I have always felt most at home in restaurant kitchens. No matter how glossy the paint or how shiny the brass door handle on the imposing front door to the dining room, there is always a dinged up, unmarked back door that leads to the real heart of the beast. It took a few weeks into my first cooking job at The Olema Inn to get used to the complete lack of glamour of it all. Only now do I see how the paucity of it helped to form our psyches, ordained us cooks with the chips on our shoulders and the swagger in our steps. We’re here to do the real work. We don’t need no fancy door.
Once inside the always too warm or too cold kitchen, the sensory assault begins. On a good day there is bread pudding baking in the convection oven or buttery croutons being toasted in a pan. On a bad day ten pounds of squid are being cleaned in the prep sink or the grease trap just got pumped that morning and the stench has yet to subside. At my station the smell level depends on if the oil in the fryer is fresh or the towel lining the oyster bin has been changed recently. While nestled in the cocoon of the kitchen the cacophony of smells distills into a single, solitary, relatively unoffensive note.
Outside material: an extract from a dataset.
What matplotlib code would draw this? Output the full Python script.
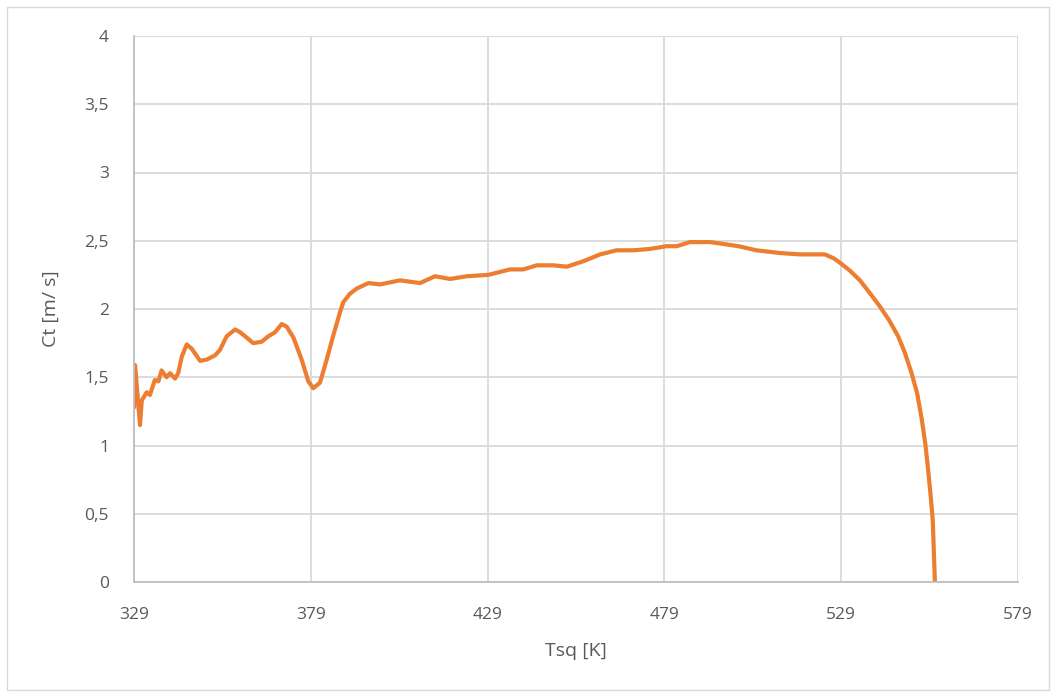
import matplotlib.pyplot as plt
from matplotlib.patches import Rectangle
from matplotlib.ticker import FuncFormatter

tsq = [329.0, 329.3, 330.7, 331.2, 332.6, 333.5, 334.9, 335.9, 336.8, 338.2,
       339.2, 340.6, 341.5, 342.5, 343.9, 345.3, 347.7, 349.6, 351.9, 353.3,
       355.2, 357.6, 359.0, 360.9, 362.7, 365.1, 367.0, 368.9, 370.8, 372.2,
       374.1, 376.4, 378.3, 379.7, 381.6, 383.5, 385.4, 387.3, 388.2, 390.0,
       392.0, 395.3, 398.6, 404.2, 409.9, 414.1, 418.4, 423.1, 429.2, 435.3,
       439.1, 442.9, 447.6, 451.4, 456.1, 460.8, 465.5, 470.2, 474.9, 479.6,
       482.5, 486.2, 491.9, 494.7, 500.0, 505.0, 511.7, 517.3, 524.4, 527.0,
       529.1, 531.5, 534.3, 537.0, 539.9, 542.5, 545.1, 547.0, 548.9, 550.5,
       551.8, 552.8, 553.6, 554.3, 554.9, 555.2, 555.5]
ct = [1.27, 1.59, 1.15, 1.33, 1.39, 1.37, 1.48, 1.47, 1.55, 1.50,
      1.53, 1.49, 1.53, 1.65, 1.74, 1.71, 1.62, 1.63, 1.66, 1.70,
      1.80, 1.85, 1.83, 1.79, 1.75, 1.76, 1.80, 1.83, 1.89, 1.87,
      1.79, 1.63, 1.47, 1.42, 1.46, 1.63, 1.81, 1.98, 2.05, 2.11,
      2.15, 2.19, 2.18, 2.21, 2.19, 2.24, 2.22, 2.24, 2.25, 2.29,
      2.29, 2.32, 2.32, 2.31, 2.35, 2.40, 2.43, 2.43, 2.44, 2.46,
      2.46, 2.49, 2.49, 2.48, 2.46, 2.43, 2.41, 2.40, 2.40, 2.37,
      2.33, 2.28, 2.21, 2.12, 2.02, 1.92, 1.80, 1.68, 1.53, 1.38,
      1.19, 1.01, 0.82, 0.63, 0.45, 0.22, 0.0]

x_ticks = [329, 379, 429, 479, 529, 579]
y_ticks = [0, 0.5, 1, 1.5, 2, 2.5, 3, 3.5, 4]

plt.rcParams['font.family'] = ['Open Sans', 'DejaVu Sans']

fig = plt.figure(figsize=(10.56, 6.97), dpi=100)
fig.patches.append(Rectangle((7 / 1056, 7 / 697), 1042 / 1056, 683 / 697,
                             transform=fig.transFigure, fill=False,
                             edgecolor='#D9D9D9', linewidth=1))
ax = fig.add_axes([134 / 1056, 1 - 582 / 697, 884 / 1056, 546 / 697])

ax.plot(tsq, ct, color='#ED7D31', linewidth=3, solid_joinstyle='round',
        solid_capstyle='butt')

ax.set_xlim(329, 579)
ax.set_ylim(0, 4)
ax.set_xticks(x_ticks)
ax.set_yticks(y_ticks)
ax.yaxis.set_major_formatter(FuncFormatter(lambda v, p: ('%g' % v).replace('.', ',')))
ax.grid(True, color='#D9D9D9', linewidth=1.3)
ax.set_axisbelow(True)

for s in ['top', 'right']:
    ax.spines[s].set_visible(False)
for s in ['left', 'bottom']:
    ax.spines[s].set_color('#BFBFBF')
    ax.spines[s].set_linewidth(1.3)

ax.tick_params(length=0, labelsize=12.5, labelcolor='#595959')
ax.tick_params(axis='x', pad=18)
ax.tick_params(axis='y', pad=18)

ax.set_xlabel('Tsq [K]', fontsize=14, color='#595959', labelpad=14)
ax.set_ylabel('Ct [m/ s]', fontsize=14, color='#595959', labelpad=18)

fig.savefig('out.png', dpi=100)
It wasn’t until hours after service, just before my head hit the pillow, that I noticed the overwhelming odors that had taken up residence in my curls.
Moving around in a commercial kitchen took some getting used to. At first it felt silly and awkward to announce my every movement to those around me. Behind you. Knife. Corner. Now I can’t imagine maneuvering a blazing sheet tray of toasted hazelnuts near anyone without yelling: Hot! Hot! Behind you! ad infinitum. My soft spoken, polite girl ways struggled to be heard against the ear sucking hood fans and pot clanging from the dish pit. That version of me was quickly booted out the back door and was replaced by a tougher, louder, slightly more irreverent one.
Shoe wear is another issue in restaurants. There is the slip factor – some bozo new kid spills oil on the floor or the owner is “baking” aka throwing flour all over the place and leaving us to clean up after him. Then there is the comfort problem – I still do not think a single shoe ever made could be comfortable after standing in essentially the same spot for 10 hours straight. Even if your chef believes in floor mats (which shockingly many do not), you are lucky to finish a shift without your dogs barking. Howling even. And finally there is the scum factor. Those life-saving mats are black, and unless scrubbed daily (most are given a little hose down every week or so) they scuff up your shoes so badly you forget what color they were to begin with.
And yet. The stench and the yelling and the slipping all form the rules and laws that govern our daily life, and soon you forget how to act outside of kitchens. You step out into the dining room and everything is too precious, the lights too dim and the talk too hushed. You start to get hot under your white coat and itch to run back through the swinging door, back to your home, back to the place where everything is neatly labeled with name and date on a piece of masking tape, back where no one will try to sneak by you without announcing themselves.